Wednesday, January 5, 2011

I let my guard down...

Okay mommas, have you ever had things going so well with your kiddos that you just took it for granted? Have you ever thought to yourself, "well, we seem to have (insert any random parenting struggle here) under control, so I can cross that off the list..."

only to have it come back to bite you in the slightly-bigger-because-of-way-too-many-christmas-cookies-in-my-house bottom?

Or is it just me?

Since coming home from all of our Christmas gallivanting around, my girls have been ANGELS at bedtime. They have been nice to each other in the bath, had a relatively small splash radius, fully cooperated while getting lotioned-up and donning pajamas, and even let me floss their teeth with little protest. We've read sweet stories together, and then they have had a few moments to read (or in Little Sister's case, make up) books in bed. Then, I'd deliver kisses and tuck them in tight, they sweetly said "goodnight" and that was that.

The other night, Little Sister even said something like, "I love you Mommy. I wish I had you when you were a tiny little baby." I'm pretty sure she meant that she wanted me to be snuggle-sized, to be able to love me and squeeze me and call me George.

So, yeah, I thought I could check bedtime off of the battle list.

I thought wrong.

Last night, all hello-I'm-your-mother-please listen-to-me-before-I-run-screaming-from-your-room-in-horror broke loose.

It all started when I gave in to a tiny little request: to go ahead and give "bedtime smileys" before they were completely merited.

See, every night, we review our behavior charts. I draw faces for things like respect, helping, getting ready in the morning, etc. All smileys in a day earns a star, and a pick from the goody basket. At the end of the week, they also get a small allowance based on the number of smiley faces.

There is one smiley that always waits until the morning: bedtime cooperation. It entails all of those lovely things I said my children were doing so well just a day ago. sigh.
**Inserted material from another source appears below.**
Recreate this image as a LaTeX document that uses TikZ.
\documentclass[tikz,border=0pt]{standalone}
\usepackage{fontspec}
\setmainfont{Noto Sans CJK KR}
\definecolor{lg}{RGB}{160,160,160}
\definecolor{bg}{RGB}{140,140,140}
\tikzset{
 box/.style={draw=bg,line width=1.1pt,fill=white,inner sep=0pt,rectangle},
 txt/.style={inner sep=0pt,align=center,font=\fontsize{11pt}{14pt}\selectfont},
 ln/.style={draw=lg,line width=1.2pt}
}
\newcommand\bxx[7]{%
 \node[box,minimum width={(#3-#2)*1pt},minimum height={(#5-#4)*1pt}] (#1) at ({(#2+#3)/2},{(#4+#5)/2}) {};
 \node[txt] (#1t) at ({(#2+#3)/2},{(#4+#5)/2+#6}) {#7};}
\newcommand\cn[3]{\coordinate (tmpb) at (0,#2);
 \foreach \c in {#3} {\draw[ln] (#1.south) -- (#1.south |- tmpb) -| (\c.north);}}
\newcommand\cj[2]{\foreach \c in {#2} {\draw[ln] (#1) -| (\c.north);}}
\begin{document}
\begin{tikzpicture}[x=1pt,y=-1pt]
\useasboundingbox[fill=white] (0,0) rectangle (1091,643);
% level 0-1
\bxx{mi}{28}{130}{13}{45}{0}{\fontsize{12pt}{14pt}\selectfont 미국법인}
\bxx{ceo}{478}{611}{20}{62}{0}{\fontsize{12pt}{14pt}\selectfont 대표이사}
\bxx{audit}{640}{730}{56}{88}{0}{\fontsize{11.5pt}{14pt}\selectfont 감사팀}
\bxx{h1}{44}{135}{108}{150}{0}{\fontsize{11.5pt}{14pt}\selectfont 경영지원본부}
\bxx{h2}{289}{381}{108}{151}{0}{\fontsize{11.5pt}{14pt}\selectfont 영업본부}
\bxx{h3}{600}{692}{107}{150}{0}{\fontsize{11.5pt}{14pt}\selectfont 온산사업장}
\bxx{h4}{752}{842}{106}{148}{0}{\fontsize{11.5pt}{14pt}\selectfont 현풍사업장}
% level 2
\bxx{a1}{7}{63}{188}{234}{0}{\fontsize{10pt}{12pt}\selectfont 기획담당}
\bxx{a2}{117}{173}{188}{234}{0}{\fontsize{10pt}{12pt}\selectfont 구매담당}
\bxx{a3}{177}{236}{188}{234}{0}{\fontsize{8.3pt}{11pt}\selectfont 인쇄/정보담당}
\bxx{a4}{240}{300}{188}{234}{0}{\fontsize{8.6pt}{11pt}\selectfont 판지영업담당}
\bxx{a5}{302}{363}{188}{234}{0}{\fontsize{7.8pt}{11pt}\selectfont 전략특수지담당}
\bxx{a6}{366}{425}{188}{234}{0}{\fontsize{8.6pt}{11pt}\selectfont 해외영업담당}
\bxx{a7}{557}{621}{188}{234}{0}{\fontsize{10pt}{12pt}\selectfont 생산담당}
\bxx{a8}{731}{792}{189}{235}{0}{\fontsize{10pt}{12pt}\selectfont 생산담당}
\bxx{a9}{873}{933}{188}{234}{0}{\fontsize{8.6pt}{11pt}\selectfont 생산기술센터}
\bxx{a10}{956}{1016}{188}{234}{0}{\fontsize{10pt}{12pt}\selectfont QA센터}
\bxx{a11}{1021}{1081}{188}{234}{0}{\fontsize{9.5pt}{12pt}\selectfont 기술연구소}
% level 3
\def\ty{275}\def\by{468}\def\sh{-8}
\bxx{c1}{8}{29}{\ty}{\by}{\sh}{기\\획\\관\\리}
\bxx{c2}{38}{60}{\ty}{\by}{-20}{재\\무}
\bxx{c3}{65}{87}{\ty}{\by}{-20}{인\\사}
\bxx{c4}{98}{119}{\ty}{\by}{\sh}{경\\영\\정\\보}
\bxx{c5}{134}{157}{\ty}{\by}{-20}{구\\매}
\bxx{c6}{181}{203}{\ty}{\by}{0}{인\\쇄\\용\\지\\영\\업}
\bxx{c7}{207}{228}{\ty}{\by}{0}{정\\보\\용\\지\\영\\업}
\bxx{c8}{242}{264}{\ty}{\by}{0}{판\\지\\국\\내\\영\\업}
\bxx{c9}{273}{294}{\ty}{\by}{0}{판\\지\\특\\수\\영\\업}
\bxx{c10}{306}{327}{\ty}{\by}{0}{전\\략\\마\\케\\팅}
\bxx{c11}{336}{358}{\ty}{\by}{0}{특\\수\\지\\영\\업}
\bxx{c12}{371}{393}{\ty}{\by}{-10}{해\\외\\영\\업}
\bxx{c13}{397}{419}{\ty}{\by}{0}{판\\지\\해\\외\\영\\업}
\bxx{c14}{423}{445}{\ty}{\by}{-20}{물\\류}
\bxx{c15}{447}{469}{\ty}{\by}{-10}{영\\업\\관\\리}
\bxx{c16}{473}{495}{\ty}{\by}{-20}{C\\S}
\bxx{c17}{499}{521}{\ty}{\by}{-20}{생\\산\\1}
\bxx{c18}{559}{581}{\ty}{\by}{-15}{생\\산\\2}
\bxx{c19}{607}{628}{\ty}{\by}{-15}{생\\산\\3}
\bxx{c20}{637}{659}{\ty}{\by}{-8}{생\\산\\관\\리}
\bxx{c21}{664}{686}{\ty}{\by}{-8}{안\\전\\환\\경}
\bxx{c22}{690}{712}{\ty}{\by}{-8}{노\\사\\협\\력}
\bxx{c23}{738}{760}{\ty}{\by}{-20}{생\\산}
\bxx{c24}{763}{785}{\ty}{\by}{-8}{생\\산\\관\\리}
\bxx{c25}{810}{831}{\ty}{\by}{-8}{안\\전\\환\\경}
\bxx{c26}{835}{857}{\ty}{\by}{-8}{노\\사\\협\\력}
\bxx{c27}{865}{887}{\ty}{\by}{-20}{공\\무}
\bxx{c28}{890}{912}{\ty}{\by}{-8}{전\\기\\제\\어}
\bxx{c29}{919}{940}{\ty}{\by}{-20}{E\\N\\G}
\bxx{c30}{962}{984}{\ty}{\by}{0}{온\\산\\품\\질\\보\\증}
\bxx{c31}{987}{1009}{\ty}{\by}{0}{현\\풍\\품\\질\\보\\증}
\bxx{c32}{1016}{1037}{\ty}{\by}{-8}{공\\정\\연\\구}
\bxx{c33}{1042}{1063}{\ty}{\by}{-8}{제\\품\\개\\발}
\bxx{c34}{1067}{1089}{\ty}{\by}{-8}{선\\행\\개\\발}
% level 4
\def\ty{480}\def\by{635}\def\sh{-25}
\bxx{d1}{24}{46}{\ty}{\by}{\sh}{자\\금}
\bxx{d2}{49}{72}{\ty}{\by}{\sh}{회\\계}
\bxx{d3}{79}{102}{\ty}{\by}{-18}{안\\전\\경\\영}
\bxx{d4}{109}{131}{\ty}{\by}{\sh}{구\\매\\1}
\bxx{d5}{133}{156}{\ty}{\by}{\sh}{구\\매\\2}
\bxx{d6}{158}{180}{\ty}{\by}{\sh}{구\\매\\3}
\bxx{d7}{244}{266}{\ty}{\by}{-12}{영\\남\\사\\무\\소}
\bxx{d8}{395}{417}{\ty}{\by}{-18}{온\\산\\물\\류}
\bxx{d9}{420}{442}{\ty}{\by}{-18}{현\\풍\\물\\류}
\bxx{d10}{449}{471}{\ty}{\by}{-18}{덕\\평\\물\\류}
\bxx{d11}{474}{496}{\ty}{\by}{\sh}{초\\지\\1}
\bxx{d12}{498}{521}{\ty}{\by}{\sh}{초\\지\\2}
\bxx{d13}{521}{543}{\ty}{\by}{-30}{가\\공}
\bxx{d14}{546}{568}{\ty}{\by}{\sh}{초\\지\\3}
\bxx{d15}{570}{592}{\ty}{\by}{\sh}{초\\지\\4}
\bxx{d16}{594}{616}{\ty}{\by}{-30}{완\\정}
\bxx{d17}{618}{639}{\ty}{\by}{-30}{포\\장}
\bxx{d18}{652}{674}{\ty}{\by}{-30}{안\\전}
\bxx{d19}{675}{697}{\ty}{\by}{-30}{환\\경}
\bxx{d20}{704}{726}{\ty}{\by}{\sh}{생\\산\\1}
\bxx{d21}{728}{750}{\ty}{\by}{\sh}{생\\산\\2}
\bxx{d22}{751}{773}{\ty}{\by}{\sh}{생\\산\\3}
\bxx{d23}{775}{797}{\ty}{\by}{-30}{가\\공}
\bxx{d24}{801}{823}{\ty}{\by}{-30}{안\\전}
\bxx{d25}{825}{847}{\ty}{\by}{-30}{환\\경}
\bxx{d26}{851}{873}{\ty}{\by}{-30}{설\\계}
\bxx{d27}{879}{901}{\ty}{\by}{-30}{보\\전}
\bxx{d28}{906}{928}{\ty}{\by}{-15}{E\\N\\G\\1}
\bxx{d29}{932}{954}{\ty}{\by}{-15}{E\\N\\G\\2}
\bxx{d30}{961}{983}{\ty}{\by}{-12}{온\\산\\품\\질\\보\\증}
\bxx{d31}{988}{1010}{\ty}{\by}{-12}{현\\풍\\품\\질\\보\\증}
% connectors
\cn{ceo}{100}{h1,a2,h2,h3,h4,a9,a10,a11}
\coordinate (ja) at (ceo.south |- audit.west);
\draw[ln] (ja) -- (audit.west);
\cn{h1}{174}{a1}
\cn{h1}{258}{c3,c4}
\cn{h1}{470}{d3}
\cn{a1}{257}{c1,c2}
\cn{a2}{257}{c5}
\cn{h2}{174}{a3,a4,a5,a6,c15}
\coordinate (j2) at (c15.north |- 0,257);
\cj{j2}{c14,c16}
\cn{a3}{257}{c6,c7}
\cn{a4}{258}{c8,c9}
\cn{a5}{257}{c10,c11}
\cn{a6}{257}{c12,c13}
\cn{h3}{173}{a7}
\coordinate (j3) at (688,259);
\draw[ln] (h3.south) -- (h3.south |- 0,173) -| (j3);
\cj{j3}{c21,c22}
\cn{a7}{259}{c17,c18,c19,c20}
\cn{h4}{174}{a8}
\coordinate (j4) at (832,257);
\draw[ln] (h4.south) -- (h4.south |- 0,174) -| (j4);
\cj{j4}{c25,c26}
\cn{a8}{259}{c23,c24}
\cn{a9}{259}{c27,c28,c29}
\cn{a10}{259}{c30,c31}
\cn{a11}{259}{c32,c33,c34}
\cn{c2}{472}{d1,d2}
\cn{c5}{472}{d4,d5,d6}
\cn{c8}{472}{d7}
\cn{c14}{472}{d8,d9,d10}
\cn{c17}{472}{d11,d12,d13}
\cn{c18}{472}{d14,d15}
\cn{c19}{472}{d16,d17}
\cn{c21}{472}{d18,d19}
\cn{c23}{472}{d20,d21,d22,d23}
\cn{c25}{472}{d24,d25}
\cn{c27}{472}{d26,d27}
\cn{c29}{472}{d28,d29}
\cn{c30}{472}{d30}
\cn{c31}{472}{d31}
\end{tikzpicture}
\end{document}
It also entails staying in bed all night long except for emergencies (which, by the way, we are still working to define, ahem.) At night, I've been drawing a circle & two eyes, waiting to draw the mouth in the morning when I've had a chance to see all aspects of "bedtime cooperation."

Last night, Big Sister talked me into drawing the smiley before bed. I made a big deal about how I was trusting that the good behavior they've shown me all week was going to continue, and that this was a test to see if we could do this beyond one time, and all that jazz. I'm pretty sure I sounded like Charlie Brown's teacher to them: "wah-wah-wah-wah, wah- wah..." which they translated: pick from the goodie basket and now you're home free to act like crazies for the rest of the night.

Ugh.

The only positive thing I have to say is that when I left them (which may or may not have involved a storming out of sorts, not my proudest moment), they didn't fuss too long before falling asleep. Even if Little Sis had no pillow and was later found sleeping on wadded up blankies.



This morning, they woke up sweet and rested and with some nice snuggles. At breakfast, I apologized for losing my patience. Big Sister replied, "oh no, Mommy. We're the ones who need to apologize."

What a sweetie. Maybe we're figuring this stuff out after all.

Oh, who am I kidding? I'm not going to assume anything is a done deal in mommydom.

Now, excuse me while I referee between a crawling, meowing Big Sis and the Little Sister Elmyra who is currently laying on top of her.